The Taoiseach has described the treatment of Debenhams workers as "shabby, shoddy and unacceptable".
Earlier, liquidators for Debenhams withdrew a proposal to provide €1m in additional funds on top of statutory payments due to its staff in Ireland who were laid off earlier this year.
Around 1,000 workers lost their jobs when the chain went into liquidation in April, and since then the union Mandate and former staff have been campaigning for better redundancy terms.
Micheál Martin said the failure to honour the agreement that workers had entered into was "unacceptable".
He said all sides must get back around the table in order to bring about a resolution and see what type of package can be worked out.
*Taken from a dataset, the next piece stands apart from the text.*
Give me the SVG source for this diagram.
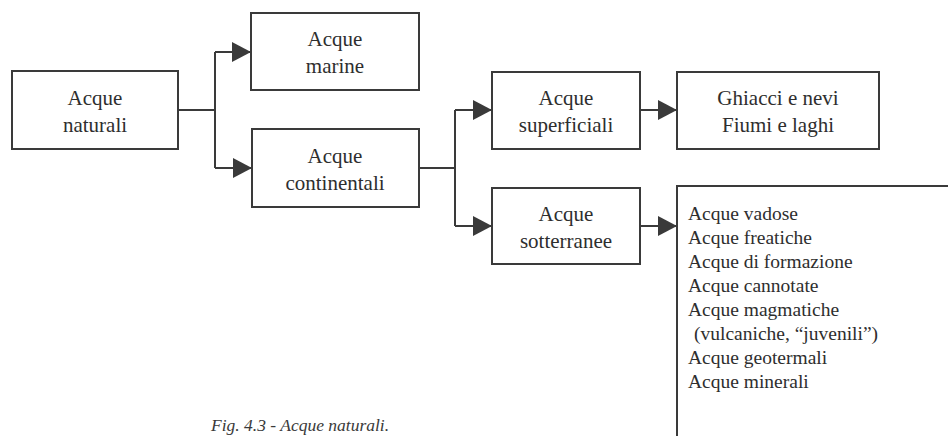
<svg xmlns="http://www.w3.org/2000/svg" width="948" height="436" viewBox="0 0 948 436">
  <style>
    .box { fill: #ffffff; stroke: #3a3a3a; stroke-width: 2; }
    .edge { fill: none; stroke: #3a3a3a; stroke-width: 2; }
    .lbl { font-family: "Liberation Serif", "Times New Roman", serif; font-size: 21px; fill: #2e2e2e; text-anchor: middle; }
    .item { font-family: "Liberation Serif", "Times New Roman", serif; font-size: 19.5px; fill: #2e2e2e; }
    .cap { font-family: "Liberation Serif", "Times New Roman", serif; font-style: italic; font-size: 17.5px; fill: #3a3a3a; }
  </style>
  <defs>
    <marker id="head" markerUnits="userSpaceOnUse" markerWidth="19" markerHeight="20" refX="19" refY="10" orient="auto">
      <path d="M0,0 L19,10 L0,20 Z" fill="#3a3a3a"/>
    </marker>
  </defs>
  <rect width="948" height="436" fill="#ffffff"/>

  <!-- connectors -->
  <g id="connectors">
    <path class="edge" d="M178,110 H215 M215,52 V168"/>
    <path class="edge" d="M215,52 H251" marker-end="url(#head)"/>
    <path class="edge" d="M215,168 H252" marker-end="url(#head)"/>
    <path class="edge" d="M419,168 H455 M455,110 V226"/>
    <path class="edge" d="M455,110 H492" marker-end="url(#head)"/>
    <path class="edge" d="M455,226 H492" marker-end="url(#head)"/>
    <path class="edge" d="M640,110 H677" marker-end="url(#head)"/>
    <path class="edge" d="M640,226 H677" marker-end="url(#head)"/>
  </g>

  <g id="acque-naturali">
    <rect class="box" x="12" y="71" width="166" height="78"/>
    <text class="lbl" x="95" y="105">Acque</text>
    <text class="lbl" x="95" y="132">naturali</text>
  </g>

  <g id="acque-marine">
    <rect class="box" x="251" y="13" width="168" height="77"/>
    <text class="lbl" x="335" y="46">Acque</text>
    <text class="lbl" x="335" y="73">marine</text>
  </g>

  <g id="acque-continentali">
    <rect class="box" x="252" y="129" width="167" height="78"/>
    <text class="lbl" x="335" y="163">Acque</text>
    <text class="lbl" x="335" y="190">continentali</text>
  </g>

  <g id="acque-superficiali">
    <rect class="box" x="492" y="72" width="148" height="77"/>
    <text class="lbl" x="566" y="105">Acque</text>
    <text class="lbl" x="566" y="132">superficiali</text>
  </g>

  <g id="ghiacci-fiumi">
    <rect class="box" x="677" y="72" width="202" height="77"/>
    <text class="lbl" x="778" y="105">Ghiacci e nevi</text>
    <text class="lbl" x="778" y="132">Fiumi e laghi</text>
  </g>

  <g id="acque-sotterranee">
    <rect class="box" x="492" y="188" width="148" height="76"/>
    <text class="lbl" x="566" y="221">Acque</text>
    <text class="lbl" x="566" y="248">sotterranee</text>
  </g>

  <g id="tipi-sotterranee">
    <path class="edge" d="M948,186 H677 V436"/>
    <text class="item" x="688" y="220">Acque vadose</text>
    <text class="item" x="688" y="244">Acque freatiche</text>
    <text class="item" x="688" y="268">Acque di formazione</text>
    <text class="item" x="688" y="292">Acque cannotate</text>
    <text class="item" x="688" y="316">Acque magmatiche</text>
    <text class="item" x="694" y="340">(vulcaniche, “juvenili”)</text>
    <text class="item" x="688" y="364">Acque geotermali</text>
    <text class="item" x="688" y="388">Acque minerali</text>
  </g>

  <text class="cap" x="211" y="431">Fig. 4.3 - Acque naturali.</text>
</svg>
"Mandate will tell you it is challenging in terms of trying to work out a satisfactory package for the workers involved."
He said the Government has committed to reviewing company law to render it impossible for companies to create situations of this kind and he said those loopholes have to be closed.
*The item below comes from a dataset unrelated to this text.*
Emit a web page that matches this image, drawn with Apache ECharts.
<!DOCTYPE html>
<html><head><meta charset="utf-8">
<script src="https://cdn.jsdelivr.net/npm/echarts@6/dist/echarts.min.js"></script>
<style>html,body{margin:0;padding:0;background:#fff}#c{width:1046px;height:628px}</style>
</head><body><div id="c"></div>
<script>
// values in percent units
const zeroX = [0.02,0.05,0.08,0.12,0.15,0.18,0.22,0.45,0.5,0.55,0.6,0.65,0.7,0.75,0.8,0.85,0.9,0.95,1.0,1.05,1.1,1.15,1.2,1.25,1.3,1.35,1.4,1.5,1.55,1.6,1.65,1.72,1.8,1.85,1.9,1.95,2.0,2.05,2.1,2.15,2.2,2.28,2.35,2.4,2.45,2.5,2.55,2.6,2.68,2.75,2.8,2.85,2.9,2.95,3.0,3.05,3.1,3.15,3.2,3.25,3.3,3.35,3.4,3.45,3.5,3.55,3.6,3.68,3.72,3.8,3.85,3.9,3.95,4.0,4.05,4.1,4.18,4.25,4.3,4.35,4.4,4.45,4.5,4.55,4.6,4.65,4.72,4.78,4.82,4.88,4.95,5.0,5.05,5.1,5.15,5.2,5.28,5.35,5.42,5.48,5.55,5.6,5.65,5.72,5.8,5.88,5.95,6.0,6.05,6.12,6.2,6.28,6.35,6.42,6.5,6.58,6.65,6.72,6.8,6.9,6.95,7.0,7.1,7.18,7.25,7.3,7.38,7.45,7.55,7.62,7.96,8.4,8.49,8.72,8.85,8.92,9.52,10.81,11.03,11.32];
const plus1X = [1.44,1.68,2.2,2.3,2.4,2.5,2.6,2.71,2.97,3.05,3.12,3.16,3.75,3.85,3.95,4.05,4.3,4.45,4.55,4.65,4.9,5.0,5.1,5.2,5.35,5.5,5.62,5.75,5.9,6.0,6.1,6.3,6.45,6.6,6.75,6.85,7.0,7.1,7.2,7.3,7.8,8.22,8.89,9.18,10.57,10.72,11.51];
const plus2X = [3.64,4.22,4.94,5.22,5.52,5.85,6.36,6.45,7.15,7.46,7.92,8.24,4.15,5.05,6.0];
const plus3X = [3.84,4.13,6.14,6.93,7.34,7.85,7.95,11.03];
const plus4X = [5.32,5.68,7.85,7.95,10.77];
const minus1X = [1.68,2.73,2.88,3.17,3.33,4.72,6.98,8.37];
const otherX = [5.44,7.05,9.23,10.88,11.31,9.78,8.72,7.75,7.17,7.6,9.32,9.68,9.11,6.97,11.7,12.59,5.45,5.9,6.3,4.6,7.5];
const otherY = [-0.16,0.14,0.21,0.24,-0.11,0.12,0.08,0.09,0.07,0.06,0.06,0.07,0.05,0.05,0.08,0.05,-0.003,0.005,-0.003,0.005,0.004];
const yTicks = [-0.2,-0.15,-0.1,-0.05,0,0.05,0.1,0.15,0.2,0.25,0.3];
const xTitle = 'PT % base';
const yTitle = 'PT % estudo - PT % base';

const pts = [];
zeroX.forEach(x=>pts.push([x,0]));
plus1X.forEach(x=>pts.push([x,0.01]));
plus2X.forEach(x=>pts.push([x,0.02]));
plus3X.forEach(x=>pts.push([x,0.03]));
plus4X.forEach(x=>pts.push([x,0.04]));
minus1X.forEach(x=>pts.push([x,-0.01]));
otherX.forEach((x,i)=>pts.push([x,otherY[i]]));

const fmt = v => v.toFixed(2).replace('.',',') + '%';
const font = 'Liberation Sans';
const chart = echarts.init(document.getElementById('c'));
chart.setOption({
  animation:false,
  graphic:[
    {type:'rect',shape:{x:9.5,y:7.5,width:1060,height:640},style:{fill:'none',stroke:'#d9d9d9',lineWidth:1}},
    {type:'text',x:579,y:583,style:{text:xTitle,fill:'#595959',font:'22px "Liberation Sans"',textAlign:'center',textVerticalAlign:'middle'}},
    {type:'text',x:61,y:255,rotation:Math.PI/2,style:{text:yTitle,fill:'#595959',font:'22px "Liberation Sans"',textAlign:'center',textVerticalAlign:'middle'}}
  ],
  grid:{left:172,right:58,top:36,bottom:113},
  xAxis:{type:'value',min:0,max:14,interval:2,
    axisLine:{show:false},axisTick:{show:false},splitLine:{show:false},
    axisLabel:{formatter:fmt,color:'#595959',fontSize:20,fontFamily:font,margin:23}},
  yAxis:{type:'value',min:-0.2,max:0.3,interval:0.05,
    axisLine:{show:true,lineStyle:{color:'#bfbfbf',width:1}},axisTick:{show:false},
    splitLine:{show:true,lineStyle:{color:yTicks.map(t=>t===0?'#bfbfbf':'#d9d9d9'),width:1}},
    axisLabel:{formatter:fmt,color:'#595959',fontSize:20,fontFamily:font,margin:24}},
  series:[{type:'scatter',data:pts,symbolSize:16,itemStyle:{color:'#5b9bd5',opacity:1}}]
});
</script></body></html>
The Taoiseach also said that the Tanáiste Leo Varadkar had asked the company law review group to expedite their assessment and he said it would be finished by quarter four of this year.
He was responding to Sinn Féin leader Mary Lou McDonald who said Debenhams had "shut up shop" and left workers "high and dry".
She said that the liquidator KPMG had withdrawn the offer to workers which she said was "very provocative".
Ms McDonald said she had already asked the Government to intervene in support of the workers and legislate so this scenario could never happen again.
She asked the Government to set out what it had done given the arrest of Debenhams workers today.
Ms McDonald said the Government had committed to review company law with a view to amending it and she asked where this review was at.
She said the Government must stand up for workers and legislate in their interests.
Taoiseach describes treatment of Debenhams workers as 'shabby, shoddy and unacceptable'. He was responding to Sinn Féin's Mary Lou McDonald, who said Debenhams had 'shut up shop' and left workers 'high and dry' | https://t.co/JQvNqkerHk pic.twitter.com/AXfJVGkylr— RTÉ News (@rtenews) September 8, 2020
Meanwhile KMPG, the liquidators of Debenhams, have denied suggestions on social media that they have been denying food to workers who have been occupying the Patrick Street store in Cork since this morning.
In a statement, KPMG said there had been a lot of "noise" on social media suggesting that they had been refusing to allow food to get to the workers.
"This is completely untrue, and they have been helping to organise food to get to them," the statement said.
Since April, staff and activists have picketed Debenhams stores, preventing KPMG from removing stock.
Today, former stores in Dublin's Henry Street and Cork's Patrick Street were occupied by former staff, who were later removed by gardaí.
Debenhams workers are continuing their occupation of the company's store in Cork this evening. They say they intend to stay there.
KPMG issued a statement earlier today saying: "Following the actions of certain people overnight it has now become clear that the offer is not acceptable to the former employees and others.
"In light of these developments, the liquidators have formally withdrawn their support for the settlement agreement this morning.
"No further settlement agreements will be negotiated by the liquidators with the former employees."
Last week, RTÉ revealed that under a potential deal between Mandate and liquidator Kieran Wallace, at least €1m (over and above monies due for statutory redundancy) would be released for distribution to staff.
In exchange, workers would lift the pickets on the stores and allow stock to be removed and sold off, with a third of the net profits of that sale going to staff.
However, Debenhams shop stewards wrote to their union Mandate describing the potential deal with the liquidator as "an insult to members", which should be rejected.
Staff have been demanding at least four weeks' pay per year of service as per a pre-liquidation collective agreement, rather than the statutory minimum of two weeks per year of service capped at €600 per week.
The cost of this additional claim is estimated at over €10m, but KPMG has argued that the company is insolvent and this funding is not available.
The General Secretary of Mandate Trade Union said that ICTU's General Secretary has received a commitment from the Minister of State for Employment Affairs and Retail Businesses Damian English that he will be writing to them with a view to commencing a meaningful process.
This follows a proposal by the unions for the introduction of new legislation which would allow the workers to get what is owed to them.
Speaking on RTÉ's Drivetime, Gerry Light said this is not time for condemnation of the Debenhams workers and that last night's action was "an outpouring of the frustration and anger that has been building up over 150 days of workers being on picket lines".
Mr Light said the workers' motives are entirely aligned with what their union, Mandate, is trying to achieve.